石川啄木歌碑
東京都台東区上野7-1-1(上野駅15番ホーム)
それまで地方の言葉だと思っていた方言を、自分たちもしゃべっていると知ったのは小学生の時だった。小学校の国語の授業で、われわれの住む調布の出身ではない先生が“初めて聞いた言葉”として「けっぽる」と「おっこちる(おっこどす)」を指摘したのだ。
「けっぽる」は蹴って抛るということだろう。僕らはいつもキックベースやサッカーをする時、元気よくボールを「けっぽって」いた。
「おっこちる」「おっこどす」はそれぞれ“落ちる”“落とす”ということなのだが、微妙に「うっかり」というニュアンスが含まれているように思う。
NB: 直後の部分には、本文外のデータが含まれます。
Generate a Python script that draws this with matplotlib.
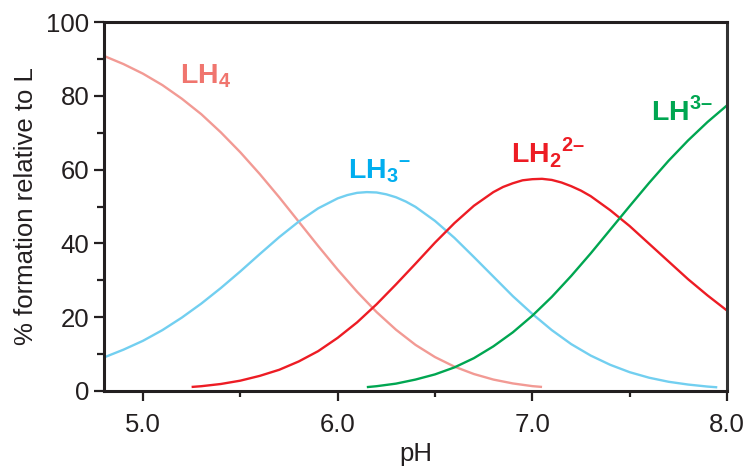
import matplotlib
matplotlib.use("Agg")
import matplotlib.pyplot as plt
from matplotlib.ticker import MultipleLocator, FixedLocator

plt.rcParams['font.family'] = ['Liberation Sans', 'DejaVu Sans']
plt.rcParams['mathtext.fontset'] = 'custom'
plt.rcParams['mathtext.rm'] = 'Liberation Sans'
plt.rcParams['mathtext.bf'] = 'Liberation Sans:bold'

# pH grid and read values (% formation)
ph_lh4 = [4.8, 4.9, 5.0, 5.1, 5.2, 5.3, 5.4, 5.5, 5.6, 5.7, 5.8, 5.9, 6.0,
          6.1, 6.2, 6.3, 6.4, 6.5, 6.6, 6.7, 6.8, 6.9, 7.0, 7.05]
lh4 = [90.8, 88.6, 86.0, 82.9, 79.2, 75.0, 70.1, 64.7, 58.8, 52.5, 45.9, 39.3, 32.9,
       26.9, 21.4, 16.6, 12.5, 9.2, 6.6, 4.6, 3.1, 2.05, 1.32, 1.1]

ph_lh3 = [4.8, 4.9, 5.0, 5.1, 5.2, 5.3, 5.4, 5.5, 5.6, 5.7, 5.8, 5.9, 6.0, 6.05,
          6.1, 6.15, 6.2, 6.25, 6.3, 6.35, 6.4, 6.5, 6.6, 6.7, 6.8, 6.9, 7.0, 7.1,
          7.2, 7.3, 7.4, 7.5, 7.6, 7.7, 7.8, 7.9, 7.95]
lh3 = [9.1, 11.2, 13.6, 16.5, 19.9, 23.7, 27.9, 32.4, 37.1, 41.7, 45.9, 49.5, 52.2, 53.1,
       53.7, 53.9, 53.8, 53.3, 52.5, 51.35, 49.9, 46.1, 41.5, 36.3, 31.0, 25.7, 20.9, 16.5,
       12.7, 9.6, 7.1, 5.1, 3.6, 2.5, 1.75, 1.2, 1.0]

ph_lh2 = [5.25, 5.3, 5.4, 5.5, 5.6, 5.7, 5.8, 5.9, 6.0, 6.1, 6.2, 6.3, 6.4, 6.5,
          6.6, 6.7, 6.8, 6.85, 6.9, 6.95, 7.0, 7.05, 7.1, 7.15, 7.2, 7.25, 7.3,
          7.4, 7.5, 7.6, 7.7, 7.8, 7.9, 8.0]
lh2 = [1.1, 1.3, 1.9, 2.8, 4.1, 5.75, 8.0, 10.8, 14.4, 18.6, 23.5, 28.9, 34.5, 40.2,
       45.5, 50.2, 53.9, 55.3, 56.3, 57.1, 57.4, 57.5, 57.2, 56.5, 55.5, 54.3, 52.8,
       49.0, 44.7, 39.9, 35.1, 30.3, 25.9, 21.8]

ph_lh1 = [6.15, 6.2, 6.3, 6.4, 6.5, 6.6, 6.7, 6.8, 6.9, 7.0, 7.1, 7.2, 7.3, 7.4,
          7.5, 7.6, 7.7, 7.8, 7.9, 8.0]
lh1 = [1.05, 1.3, 2.0, 3.1, 4.5, 6.4, 8.9, 12.1, 15.9, 20.4, 25.5, 31.2, 37.3, 43.7,
       50.1, 56.4, 62.4, 67.9, 72.9, 77.4]

x_ticks = [5.0, 6.0, 7.0, 8.0]
x_ticklabels = ["5.0", "6.0", "7.0", "8.0"]

fig = plt.figure(figsize=(7.49, 4.68), dpi=100)
ax = fig.add_axes([104/749, 1-391/468, (727-104)/749, (391-22)/468])

kw = dict(lw=1.7, solid_joinstyle='round', solid_capstyle='butt')
ax.plot(ph_lh4, lh4, color='#F29A94', **kw)
ax.plot(ph_lh3, lh3, color='#72CFF0', **kw)
ax.plot(ph_lh2, lh2, color='#ED1C24', **kw)
ax.plot(ph_lh1, lh1, color='#00A651', **kw)

ax.set_xlim(4.8, 8.0)
ax.set_ylim(0, 100)
ax.xaxis.set_major_locator(FixedLocator(x_ticks))
ax.set_xticklabels(x_ticklabels)
ax.xaxis.set_minor_locator(FixedLocator([5.5, 6.5, 7.5]))
ax.yaxis.set_major_locator(MultipleLocator(20))
ax.yaxis.set_minor_locator(MultipleLocator(10))

ax.tick_params(axis='both', which='major', direction='out', width=1.6, labelsize=18.5,
               colors='#231F20')
ax.tick_params(axis='y', which='major', length=7.5, pad=3)
ax.tick_params(axis='x', which='major', length=7.5, pad=8)
ax.tick_params(axis='y', which='minor', length=5, width=1.6, color='#231F20')
ax.tick_params(axis='x', which='minor', length=4, width=1.6, color='#231F20')

for s in ['left', 'bottom', 'top']:
    ax.spines[s].set_linewidth(2.2)
    ax.spines[s].set_color('#231F20')
ax.spines['right'].set_linewidth(2.2)
ax.spines['right'].set_color('#333333')

ax.set_xlabel('pH', fontsize=18.5, color='#231F20', labelpad=4)
ax.set_ylabel('% formation relative to L', fontsize=18.5, color='#231F20', labelpad=6)

lab = dict(fontsize=20.5, ha='left', va='baseline')
ax.text(5.19, 83.5, r'$\mathbf{LH}_{\mathbf{4}}$', color='#F0756E', **lab)
ax.text(6.051, 57.7, r'$\mathbf{LH}_{\mathbf{3}}{}^{\mathbf{–}}$', color='#00AEEF', **lab)
ax.text(6.892, 61.8, r'$\mathbf{LH}_{\mathbf{2}}{}^{\mathbf{2–}}$', color='#ED1C24', **lab)
ax.text(7.61, 73.4, r'$\mathbf{LH}^{\mathbf{3–}}$', color='#00A651', **lab)

fig.savefig('out.png', dpi=100)
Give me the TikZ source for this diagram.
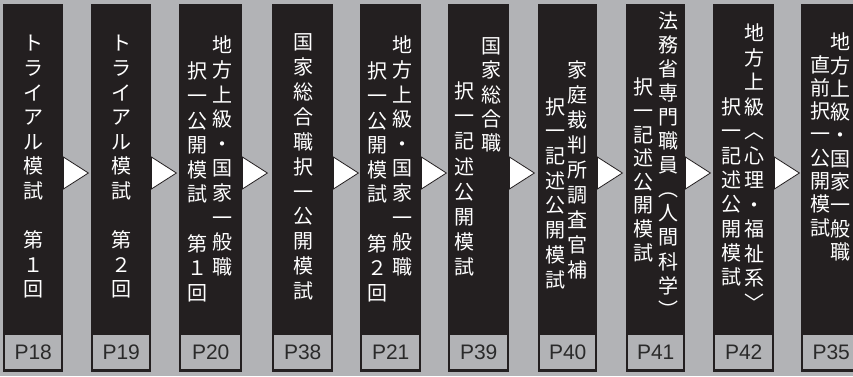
\documentclass[tikz,border=0pt]{standalone}
\usepackage{fontspec}
\setmainfont{Liberation Sans}
\newfontfamily\jp{Noto Sans CJK JP}
\usepackage{tikz}
\usetikzlibrary{positioning}

\definecolor{panelgray}{RGB}{178,179,182}
\definecolor{inkblack}{RGB}{35,31,32}
\definecolor{labelink}{RGB}{42,42,42}

\begin{document}
\begin{tikzpicture}[
        x=1pt, y=-1pt,
        stage/.style = {
            rectangle,
            fill=inkblack,
            minimum height=368pt,
            minimum width=60pt,
            inner sep=0pt,
            anchor=north west
        },
        page/.style = {
            rectangle,
            fill=panelgray,
            minimum height=34pt,
            minimum width=56pt,
            inner sep=0pt,
            text=labelink,
            font=\fontsize{21}{21}\selectfont
        },
        tate/.style = {
            align=center,
            inner sep=0pt,
            text=white,
            font=\jp\fontsize{20}{#1}\selectfont
        },
        tate/.default=24.5,
        pointer/.style = {
            draw=inkblack,
            fill=white,
            line width=0.8pt,
            line join=miter
        }
    ]
        \useasboundingbox (0,0) rectangle (853,376);
        \clip (0,0) rectangle (853,376);
        \fill[panelgray] (0,0) rectangle (853,376);

        % black stages, left to right
        \node [stage]                      (s1)  at (3,4)   {};
        \node [stage]                      (s2)  at (91,4)  {};
        \node [stage, minimum width=63pt]  (s3)  at (179,4) {};
        \node [stage, minimum width=61pt]  (s4)  at (272,4) {};
        \node [stage, minimum width=61pt]  (s5)  at (360,4) {};
        \node [stage, minimum width=61pt]  (s6)  at (448,4) {};
        \node [stage, minimum width=59pt]  (s7)  at (538,4) {};
        \node [stage, minimum width=59pt]  (s8)  at (626,4) {};
        \node [stage, minimum width=61pt]  (s9)  at (713,4) {};
        \node [stage]                      (s10) at (801,4) {};

        % page numbers
        \node [page, above=3pt of s1.south]                      (p1)  {P18};
        \node [page, above=3pt of s2.south]                      (p2)  {P19};
        \node [page, minimum width=59pt, above=3pt of s3.south]  (p3)  {P20};
        \node [page, minimum width=57pt, above=3pt of s4.south]  (p4)  {P38};
        \node [page, minimum width=57pt, above=3pt of s5.south]  (p5)  {P21};
        \node [page, minimum width=57pt, above=3pt of s6.south]  (p6)  {P39};
        \node [page, minimum width=55pt, above=3pt of s7.south]  (p7)  {P40};
        \node [page, minimum width=55pt, above=3pt of s8.south]  (p8)  {P41};
        \node [page, minimum width=57pt, above=3pt of s9.south]  (p9)  {P42};
        \node [page, above=3pt of s10.south]                     (p10) {P35};

        % vertical titles
        \node [tate=24.6] (t1)  at (33,167)  {ト\\ラ\\イ\\ア\\ル\\模\\試\\　\\第\\１\\回};
        \node [tate=24.6] (t2)  at (121,167) {ト\\ラ\\イ\\ア\\ル\\模\\試\\　\\第\\２\\回};
        \node [tate=24.6] (t3r) at (222,156) {地\\方\\上\\級\\・\\国\\家\\一\\般\\職};
        \node [tate=24.6] (t3l) at (197,182) {択\\一\\公\\開\\模\\試\\　\\第\\１\\回};
        \node [tate=24.9] (t4)  at (303,167) {国\\家\\総\\合\\職\\択\\一\\公\\開\\模\\試};
        \node [tate=24.6] (t5r) at (402,156) {地\\方\\上\\級\\・\\国\\家\\一\\般\\職};
        \node [tate=24.6] (t5l) at (377,182) {択\\一\\公\\開\\模\\試\\　\\第\\２\\回};
        \node [tate=24.3] (t6r) at (491,95)  {国\\家\\総\\合\\職};
        \node [tate=25.1] (t6l) at (464,179) {択\\一\\記\\述\\公\\開\\模\\試};
        \node [tate=25]   (t7r) at (577,170) {家\\庭\\裁\\判\\所\\調\\査\\官\\補};
        \node [tate=24.7] (t7l) at (555,193) {択\\一\\記\\述\\公\\開\\模\\試};
        \node [tate=24.1] (t8r) at (668,165) {法\\務\\省\\専\\門\\職\\員\\︵\\人\\間\\科\\学\\\vphantom{国}︶};
        \node [tate=23.6] (t8l) at (643,170) {択\\一\\記\\述\\公\\開\\模\\試};
        \node [tate=24.5] (t9r) at (754,168) {地\\方\\上\\級\\︿\\心\\理\\・\\福\\祉\\系\\\vphantom{国}﹀};
        \node [tate=24.3] (t9l) at (731,192) {択\\一\\記\\述\\公\\開\\模\\試};
        \node [tate=23.3] (t10r) at (840,147) {地\\方\\上\\級\\・\\国\\家\\一\\般\\職};
        \node [tate=23.3] (t10l) at (820,146) {直\\前\\択\\一\\公\\開\\模\\試};

        % white pointers between stages
        \foreach \i in {1,...,9}
            \draw [pointer] (s\i.east |- 0,157) -- ++(25,16) -- ++(-25,16) -- cycle;
    \end{tikzpicture}
\end{document}
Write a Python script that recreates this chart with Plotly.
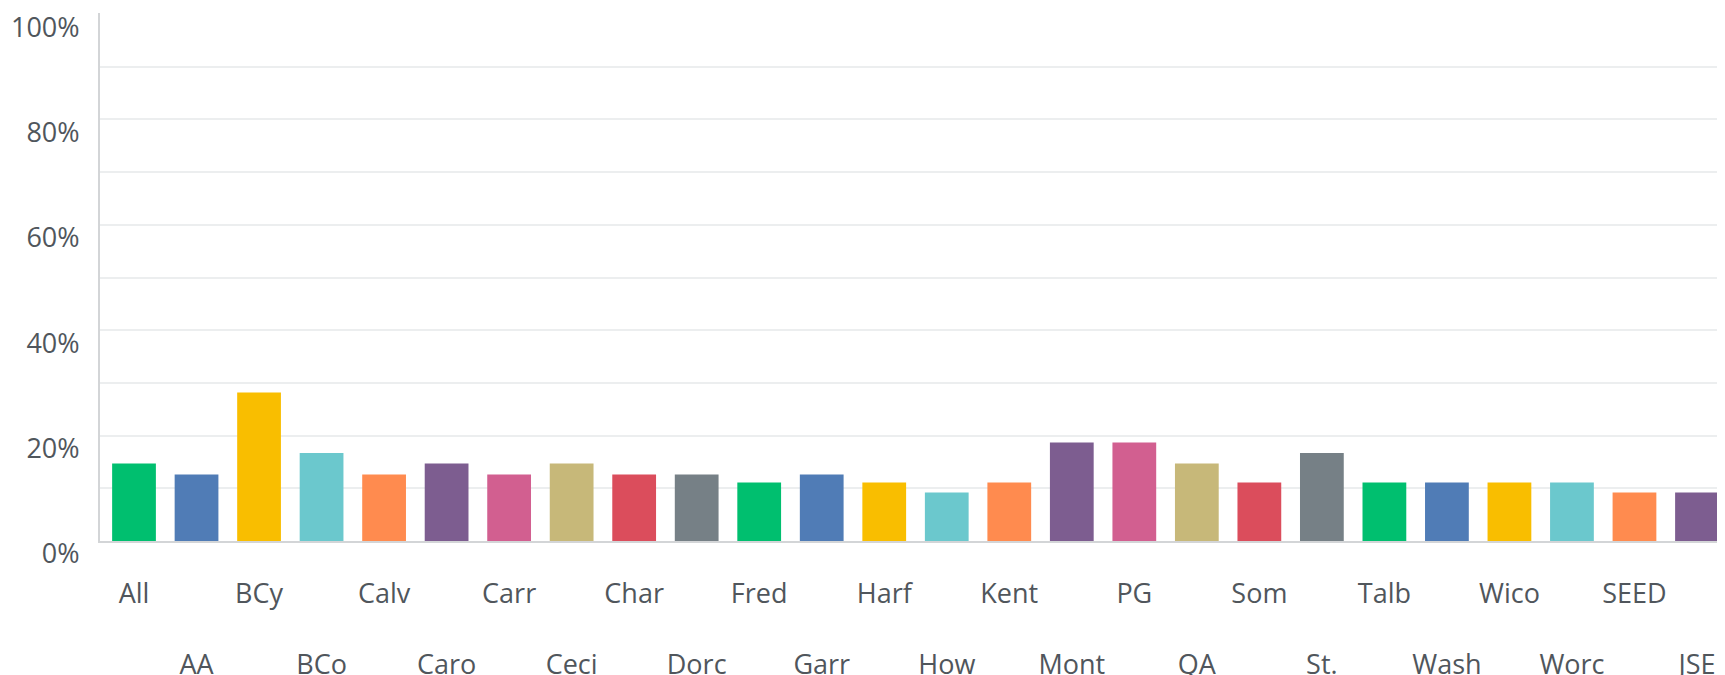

木登りをして足をすべらせると、まっさかさまに「落っこち」て痛い目に遭うというわけだ。
上級の学校に進み、会社に入って、調布の外へ出るとそんな言葉を聞くことはなくなった。調布にも新しい人が増え、みんな標準的な言葉で話している。
「ふるさとの 訛なつかし 停車場の 人ごみの中に そを 聽きにゆく」
岩手から東京へ出てきた石川啄木が、ふるさとへの郷愁から詠んだこの歌の碑が、上野駅にひっそりと置かれている。人の流れは新幹線の方に移ってしまったけれど、かつては、中央改札正面に櫛形に並んだいわゆる「低いホーム」は東北方面に発着する列車とその乗客でにぎわい、お国言葉を懐かしく聴くことができる場だったのだ。
調布弁は、どこで聞けるだろうか。